Should I care about 'highest and best use', and if so, why should I care more about that than about restoring the health of a vital commercial district?

What people walking around the area will most notice is whether the storefronts are filled and busy -- not whether the building above them is 20 or 35 or 85 stories high.

Nobody lamented that the property's potential was being 'wasted' during all the years that Filene's prospered there.

1) "Best use" is not "highest and best use." Where did you even get that from?

2) A short-term bandage or a long-term solution? I prefer a solution, not a bandage.

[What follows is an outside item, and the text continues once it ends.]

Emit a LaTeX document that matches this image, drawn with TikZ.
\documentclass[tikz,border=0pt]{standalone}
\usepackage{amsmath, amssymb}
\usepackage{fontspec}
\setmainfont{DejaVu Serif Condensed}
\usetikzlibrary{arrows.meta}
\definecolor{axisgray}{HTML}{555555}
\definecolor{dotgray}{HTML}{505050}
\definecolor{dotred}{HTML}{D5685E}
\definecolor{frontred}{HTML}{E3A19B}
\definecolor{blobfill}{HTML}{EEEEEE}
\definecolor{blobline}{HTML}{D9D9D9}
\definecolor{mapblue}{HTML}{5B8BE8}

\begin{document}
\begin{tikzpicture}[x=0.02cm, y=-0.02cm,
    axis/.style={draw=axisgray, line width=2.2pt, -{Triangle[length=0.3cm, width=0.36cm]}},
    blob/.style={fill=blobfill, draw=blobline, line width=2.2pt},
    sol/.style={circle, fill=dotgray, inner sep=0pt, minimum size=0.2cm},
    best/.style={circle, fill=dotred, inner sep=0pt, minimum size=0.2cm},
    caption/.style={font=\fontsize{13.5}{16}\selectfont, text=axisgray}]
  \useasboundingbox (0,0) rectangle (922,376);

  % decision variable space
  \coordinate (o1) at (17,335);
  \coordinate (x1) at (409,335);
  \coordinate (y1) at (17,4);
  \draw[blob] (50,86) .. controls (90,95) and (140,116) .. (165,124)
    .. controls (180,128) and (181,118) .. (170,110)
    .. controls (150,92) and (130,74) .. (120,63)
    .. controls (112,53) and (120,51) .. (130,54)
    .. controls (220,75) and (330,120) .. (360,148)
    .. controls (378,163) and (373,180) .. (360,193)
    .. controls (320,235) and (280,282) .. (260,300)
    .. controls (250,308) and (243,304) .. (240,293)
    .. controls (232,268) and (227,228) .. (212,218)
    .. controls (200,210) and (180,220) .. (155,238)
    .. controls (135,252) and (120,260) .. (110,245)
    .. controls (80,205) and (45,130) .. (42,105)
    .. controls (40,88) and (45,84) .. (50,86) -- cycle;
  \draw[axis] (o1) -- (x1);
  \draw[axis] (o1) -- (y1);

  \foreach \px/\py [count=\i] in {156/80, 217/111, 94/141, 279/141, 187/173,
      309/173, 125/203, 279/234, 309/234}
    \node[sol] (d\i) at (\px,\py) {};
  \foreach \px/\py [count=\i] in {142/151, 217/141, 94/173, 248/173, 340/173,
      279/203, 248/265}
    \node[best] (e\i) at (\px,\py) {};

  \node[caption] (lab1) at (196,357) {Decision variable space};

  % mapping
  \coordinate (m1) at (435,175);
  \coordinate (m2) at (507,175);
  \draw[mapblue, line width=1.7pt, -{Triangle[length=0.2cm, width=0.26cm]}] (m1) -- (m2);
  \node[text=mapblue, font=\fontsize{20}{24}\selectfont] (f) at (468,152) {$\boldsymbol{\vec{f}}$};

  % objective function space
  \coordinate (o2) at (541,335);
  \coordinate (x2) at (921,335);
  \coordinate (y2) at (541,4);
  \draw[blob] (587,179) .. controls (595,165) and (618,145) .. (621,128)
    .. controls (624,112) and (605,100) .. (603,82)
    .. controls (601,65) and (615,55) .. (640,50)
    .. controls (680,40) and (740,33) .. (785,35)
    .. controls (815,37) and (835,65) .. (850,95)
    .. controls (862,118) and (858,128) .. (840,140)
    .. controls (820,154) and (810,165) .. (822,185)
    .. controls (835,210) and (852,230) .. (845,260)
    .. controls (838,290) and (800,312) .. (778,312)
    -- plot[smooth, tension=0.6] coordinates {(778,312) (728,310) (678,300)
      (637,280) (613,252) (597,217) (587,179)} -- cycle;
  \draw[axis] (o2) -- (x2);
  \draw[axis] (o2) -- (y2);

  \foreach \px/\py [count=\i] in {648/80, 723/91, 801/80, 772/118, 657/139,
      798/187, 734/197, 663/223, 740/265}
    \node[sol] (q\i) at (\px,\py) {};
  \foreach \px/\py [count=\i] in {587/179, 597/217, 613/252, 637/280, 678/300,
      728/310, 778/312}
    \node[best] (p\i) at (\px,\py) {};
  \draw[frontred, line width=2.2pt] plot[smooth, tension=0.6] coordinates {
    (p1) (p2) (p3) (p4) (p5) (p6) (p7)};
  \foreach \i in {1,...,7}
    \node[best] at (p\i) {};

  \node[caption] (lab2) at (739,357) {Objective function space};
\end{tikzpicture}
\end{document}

It IS a vital mixed-use neighborhood, which makes it even more important to do correctly. This is a once-in-50-year opportunity.

3) Many of us did/do feel the property could be better used, especially after the Filene's brand started to die.

To take your claim forward one more step: If ground-level retail is all people will notice, then pave over the whole focking lot and put up a single-story Walmart. Walmart doesn't actually have a storefront, per se (unless you count the carriage lobby with the children's vending machines), but what the hell. They have a really strong logo! And people like to shop there for cheap foreign goods that undermine the American economy!! Better the cheapest and fastest possible rather than right!!!!!!!!!!!
 
Re: Filene's

1) "Best use" is not "highest and best use." Where did you even get that from?

From the post immediately above mine, the one I was replying to.